Back on that same flight from Madrid, we finally see what Joe’s been apologizing to Laura for: When she tried to take a bottle of liquor back from him, their hands grazed sexily and he tried to kiss her. She backed away, but in the present, she is sorry. She cares for his wounds and apologizes — not because the fight was her fault, but because it wasn’t fair. It wasn’t fair for her to be afraid of what others thought or for her to lock the door just because he’s African-American. Her confession is touching and honest. Joe tells her that he likes her anyway — she’s the sunny relief to all that time he spent in the gray confines of his submarine. Then Laura kisses him, and it’s wonderful and quite honestly I got butterflies. Laura made me do something besides cringe. It was nice.
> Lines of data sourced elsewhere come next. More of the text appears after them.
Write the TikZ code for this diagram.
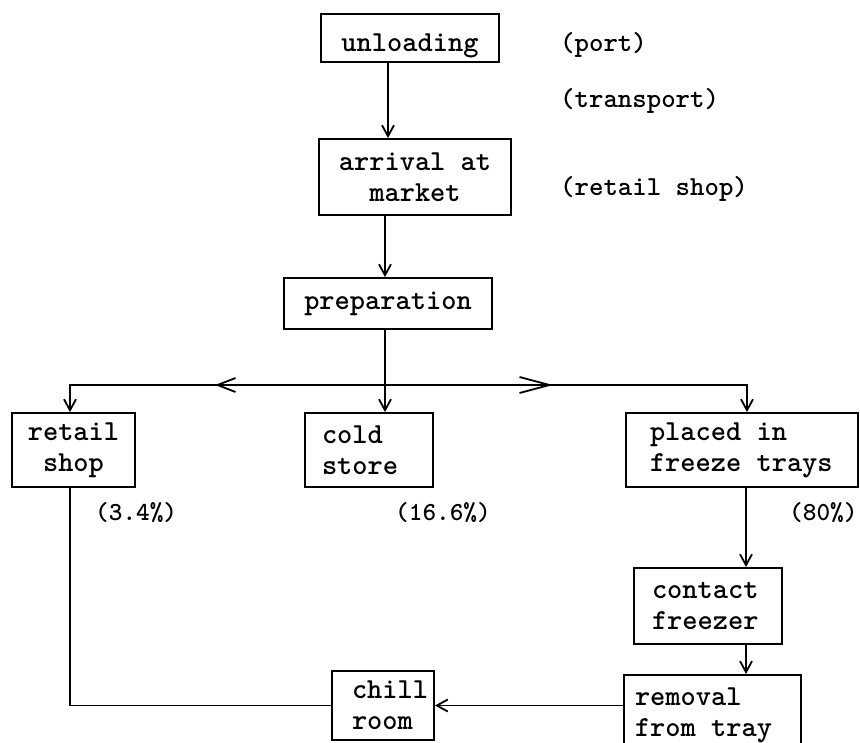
\documentclass[tikz,border=0pt]{standalone}
\usepackage{fontspec}
\newfontfamily\tyfont{lmmonolt10-bold}[Extension=.otf]
\usetikzlibrary{arrows.meta,decorations.markings}
\newcommand\boxfont{\tyfont\fontsize{29}{31}\selectfont}
\newcommand\sidefont{\tyfont\fontsize{27.5}{30}\selectfont}
\newcommand\pctfont{\tyfont\fontsize{26}{28}\selectfont}
\begin{document}
\begin{tikzpicture}[x=1pt,y=-1pt,
  ln/.style={line width=1.8pt},
  box/.style={draw, line width=1.8pt, font=\boxfont, inner sep=0pt,
    execute at begin node={\spaceskip=0.525em\relax\xspaceskip=0.525em\relax}},
  arr/.style={ln, -{Straight Barb[length=11pt,width=12pt]}},
  sidelbl/.style={font=\sidefont, inner sep=0pt, anchor=base west},
  pctlbl/.style={font=\pctfont, inner sep=0pt, anchor=base west},
  midleft/.style={decoration={markings, mark=at position #1 with {\arrow{Straight Barb[length=18pt,width=14pt]}}}, postaction={decorate}},
  midright/.style={decoration={markings, mark=at position #1 with {\arrow{Straight Barb[length=30pt,width=16pt]}}}, postaction={decorate}}
]
\useasboundingbox (0,0) rectangle (860,743);
\clip (0,0) rectangle (860,743);

% boxes
\node[box, anchor=base, minimum width=178pt, text height=38pt, text depth=10pt] (unl) at (410,52) {unloading};
\node[box, minimum width=192pt, minimum height=76pt, align=center] (arv) at (415,177) {arrival at\\market};
\node[box, minimum width=208pt, minimum height=51pt] (prep) at (388,303.5) {preparation};
\node[box, minimum width=123pt, minimum height=74pt, align=center] (ret) at (73.5,450) {retail\\shop};
\node[box, minimum width=128pt, minimum height=74pt, text width=94pt, align=left] (cold) at (369,450) {cold\\store};
\node[box, minimum width=232pt, minimum height=74pt, text width=184pt, align=left] (plc) at (742,450) {placed in\\freeze trays};
\node[box, minimum width=148pt, minimum height=76pt, text width=112pt, align=left] (cf) at (708,606) {contact\\freezer};
\node[box, anchor=north, minimum width=177pt, text width=155pt, align=left, inner ysep=13pt, text depth=60pt] (rem) at (712.5,674) {removal\\from tray};
\node[box, minimum width=102pt, minimum height=69pt, text width=62pt, align=left] (chill) at (383,705.5) {chill\\room};

% side labels
\node[sidelbl] (port) at (560,52) {(port)};
\node[sidelbl] (trans) at (560,108) {(transport)};
\node[sidelbl] (rshop) at (560,196) {(retail shop)};

% percentages
\node[pctlbl] (p1) at (95,520) {(3.4\%)};
\node[pctlbl] (p2) at (395,520) {(16.6\%)};
\node[pctlbl] (p3) at (789,520) {(80\%)};

% helper coordinates
\coordinate (xa) at (388,0);
\coordinate (fork) at (385,385);
\coordinate (xr) at (70,0);
\coordinate (xp) at (747,0);
\coordinate (xf) at (746,0);

% connectors
\draw[arr] (unl.south -| xa) -- (arv.north -| xa);
\draw[arr] (arv.south -| fork) -- (prep.north -| fork);
\draw[arr] (prep.south -| fork) -- (cold.north -| fork);
\draw[arr, midleft=170pt] (fork) -| (ret.north -| xr);
\draw[arr, midright=168pt] (fork) -| (plc.north -| xp);
\draw[arr] (plc.south -| xf) -- (cf.north -| xf);
\draw[arr] (cf.south -| xf) -- (rem.north -| xf);
\draw[arr] (rem.west |- chill.east) -- (chill.east);
\draw[ln] (ret.south -| xr) |- (chill.west);
\end{tikzpicture}
\end{document}
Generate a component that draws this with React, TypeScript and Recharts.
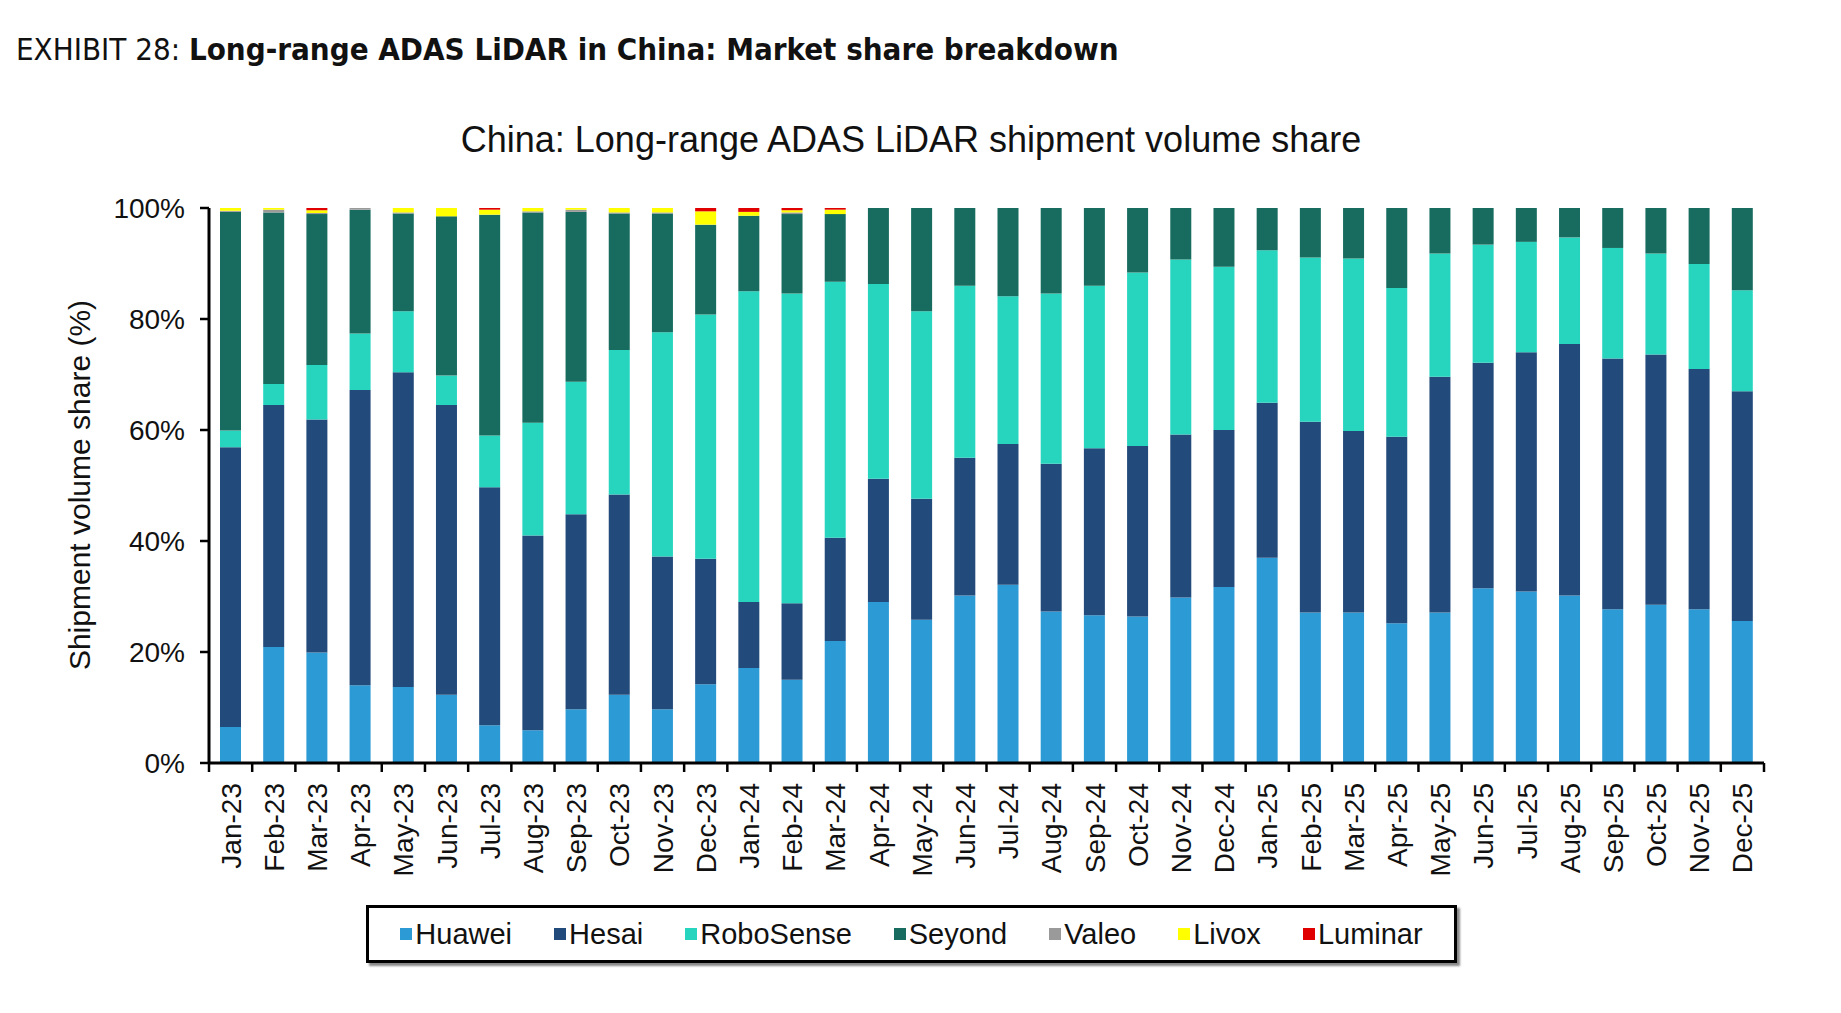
import { BarChart, Bar, XAxis, YAxis } from 'recharts';

const months = [
    'Jan-23', 'Feb-23', 'Mar-23', 'Apr-23', 'May-23', 'Jun-23', 'Jul-23', 'Aug-23', 'Sep-23', 'Oct-23', 'Nov-23', 'Dec-23',
    'Jan-24', 'Feb-24', 'Mar-24', 'Apr-24', 'May-24', 'Jun-24', 'Jul-24', 'Aug-24', 'Sep-24', 'Oct-24', 'Nov-24', 'Dec-24',
    'Jan-25', 'Feb-25', 'Mar-25', 'Apr-25', 'May-25', 'Jun-25', 'Jul-25', 'Aug-25', 'Sep-25', 'Oct-25', 'Nov-25', 'Dec-25',
];

const huawei = [6.5, 20.9, 19.9, 14.0, 13.7, 12.3, 6.8, 5.9, 9.7, 12.3, 9.7, 14.2, 17.1, 15.0, 22.0, 29.0, 25.8, 30.2, 32.1, 27.3, 26.6, 26.4, 29.8, 31.7, 37.0, 27.1, 27.1, 25.2, 27.1, 31.5, 30.9, 30.2, 27.7, 28.5, 27.7, 25.6];
const hesai = [50.4, 43.6, 42.0, 53.2, 56.7, 52.2, 42.9, 35.1, 35.1, 36.1, 27.5, 22.6, 11.9, 13.8, 18.6, 22.2, 21.8, 24.8, 25.4, 26.6, 30.1, 30.7, 29.4, 28.3, 27.9, 34.4, 32.7, 33.6, 42.5, 40.6, 43.1, 45.3, 45.2, 45.1, 43.3, 41.4];
const roboSense = [3.0, 3.8, 9.8, 10.2, 11.0, 5.3, 9.3, 20.3, 23.9, 26.0, 40.4, 44.0, 56.0, 55.8, 46.1, 35.1, 33.8, 31.0, 26.6, 30.7, 29.3, 31.3, 31.5, 29.4, 27.5, 29.6, 31.1, 26.8, 22.2, 21.3, 19.9, 19.2, 19.9, 18.2, 18.9, 18.2];
const seyond = [39.4, 30.9, 27.2, 22.3, 17.6, 28.7, 39.8, 37.9, 30.6, 24.6, 21.4, 16.2, 13.6, 14.3, 12.2, 13.7, 18.6, 14.0, 15.9, 15.4, 14.0, 11.6, 9.3, 10.6, 7.6, 8.9, 9.1, 14.4, 8.2, 6.6, 6.1, 5.3, 7.2, 8.2, 10.1, 14.8];
const valeo = [0.2, 0.5, 0.2, 0.3, 0.2, 0, 0, 0.2, 0.4, 0.2, 0.2, 0, 0, 0.3, 0, 0, 0, 0, 0, 0, 0, 0, 0, 0, 0, 0, 0, 0, 0, 0, 0, 0, 0, 0, 0, 0];
const livox = [0.5, 0.3, 0.5, 0, 0.8, 1.5, 0.9, 0.6, 0.3, 0.8, 0.8, 2.4, 0.7, 0.4, 0.8, 0, 0, 0, 0, 0, 0, 0, 0, 0, 0, 0, 0, 0, 0, 0, 0, 0, 0, 0, 0, 0];
const luminar = [0, 0, 0.4, 0, 0, 0, 0.3, 0, 0, 0, 0, 0.6, 0.7, 0.4, 0.3, 0, 0, 0, 0, 0, 0, 0, 0, 0, 0, 0, 0, 0, 0, 0, 0, 0, 0, 0, 0, 0];

const yTicks = [0, 20, 40, 60, 80, 100];

const series = [
    { key: 'Huawei', color: '#2C9AD5' },
    { key: 'Hesai', color: '#224A7A' },
    { key: 'RoboSense', color: '#27D5BF' },
    { key: 'Seyond', color: '#176C5F' },
    { key: 'Valeo', color: '#9A9A9A' },
    { key: 'Livox', color: '#FFFF00' },
    { key: 'Luminar', color: '#E00000' },
];

const data = months.map((m, i) => ({
    month: m,
    Huawei: huawei[i],
    Hesai: hesai[i],
    RoboSense: roboSense[i],
    Seyond: seyond[i],
    Valeo: valeo[i],
    Livox: livox[i],
    Luminar: luminar[i],
}));

const W = 1841;
const H = 1013;
const PLOT_LEFT = 209;
const PLOT_RIGHT = 1764;
const BAND = (PLOT_RIGHT - PLOT_LEFT) / months.length;
const FONT = '"Liberation Sans", Arial, sans-serif';

const XTick = ({ x, y, payload, index }: any) => {
    const left = x - BAND / 2;
    return (
        <g>
            <line x1={left} y1={y} x2={left} y2={y + 9} stroke="#000" strokeWidth={2.5} />
            {index === months.length - 1 && (
                <line x1={x + BAND / 2} y1={y} x2={x + BAND / 2} y2={y + 9} stroke="#000" strokeWidth={2.5} />
            )}
            <text
                transform={`translate(${x},${y + 20}) rotate(-90)`}
                textAnchor="end"
                dy="0.36em"
                fontSize={28}
                fontFamily={FONT}
                fill="#111"
            >
                {payload.value}
            </text>
        </g>
    );
};

const YTick = ({ x, y, payload }: any) => (
    <g>
        <line x1={x - 9} y1={y} x2={x} y2={y} stroke="#000" strokeWidth={2.5} />
        <text x={x - 24} y={y} dy="0.36em" textAnchor="end" fontSize={28} fontFamily={FONT} fill="#111">
            {payload.value}%
        </text>
    </g>
);

const App = () => {
    return (
        <div style={{ position: 'absolute', left: 0, top: 0, width: W, height: H, background: '#fff' }}>
            <div
                style={{
                    position: 'absolute',
                    left: 16,
                    top: 31,
                    fontSize: 31,
                    fontFamily: '"DejaVu Sans Condensed", "Liberation Sans Narrow", "Open Sans", sans-serif',
                    color: '#111',
                    whiteSpace: 'nowrap',
                }}
            >
                <span style={{ fontWeight: 300 }}>EXHIBIT 28: </span>
                <span style={{ fontWeight: 700 }}>Long-range ADAS LiDAR in China: Market share breakdown</span>
            </div>
            <div
                style={{
                    position: 'absolute',
                    left: 0,
                    width: 1822,
                    top: 119,
                    textAlign: 'center',
                    fontSize: 36,
                    fontFamily: FONT,
                    color: '#111',
                }}
            >
                China: Long-range ADAS LiDAR shipment volume share
            </div>
            <div
                style={{
                    position: 'absolute',
                    left: 80,
                    top: 485,
                    transform: 'translate(-50%, -50%) rotate(-90deg)',
                    fontSize: 30,
                    fontFamily: FONT,
                    color: '#111',
                    whiteSpace: 'nowrap',
                }}
            >
                Shipment volume share (%)
            </div>
            <div style={{ position: 'absolute', left: 0, top: 0 }}>
                <BarChart width={W} height={H} data={data} margin={{ top: 208, right: W - PLOT_RIGHT, bottom: 150, left: PLOT_LEFT - 60 }}>
                    <XAxis
                        dataKey="month"
                        height={100}
                        interval={0}
                        tickSize={0}
                        tickMargin={0}
                        tick={<XTick />}
                        axisLine={{ stroke: '#000', strokeWidth: 3 }}
                    />
                    <YAxis
                        width={60}
                        domain={[0, 100]}
                        ticks={yTicks}
                        allowDataOverflow
                        tickSize={0}
                        tickMargin={0}
                        tick={<YTick />}
                        axisLine={{ stroke: '#000', strokeWidth: 3 }}
                    />
                    {series.map((s) => (
                        <Bar key={s.key} dataKey={s.key} stackId="a" fill={s.color} barSize={21} isAnimationActive={false} />
                    ))}
                </BarChart>
            </div>
            <div
                style={{
                    position: 'absolute',
                    left: 366,
                    top: 905,
                    width: 1091,
                    height: 58,
                    boxSizing: 'border-box',
                    border: '3px solid #000',
                    boxShadow: '3px 3px 2px #888',
                    display: 'flex',
                    alignItems: 'center',
                    justifyContent: 'center',
                    gap: 42,
                    fontFamily: FONT,
                    fontSize: 29,
                    color: '#111',
                }}
            >
                {series.map((s) => (
                    <div key={s.key} style={{ display: 'flex', alignItems: 'center' }}>
                        <span style={{ display: 'inline-block', width: 12, height: 12, background: s.color, marginRight: 3 }} />
                        <span>{s.key}</span>
                    </div>
                ))}
            </div>
        </div>
    );
};

export default App;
Before their next flight, Kate gets a phone call that alerts her to the fact that her darling Niko is in the airport. She runs over to him and they pretend like they don’t really know one another, because CIA suits are all over. He’s heading back to Yugoslavia, having decided to spy for the United States. He tells Kate that he has to say good-bye to his American girlfriend, and that he hopes she’s proud. Naturally, she is, and they keep talking about each other in the third person for a while and it doesn’t even end in a make-out, which is sort of disappointing. I know they would’ve probably gotten CIA-tackled, but I feel like it would have been worth it. They were the loves of each other’s lives, after all. Now all they have left are the memories. Two whole weeks’ worth.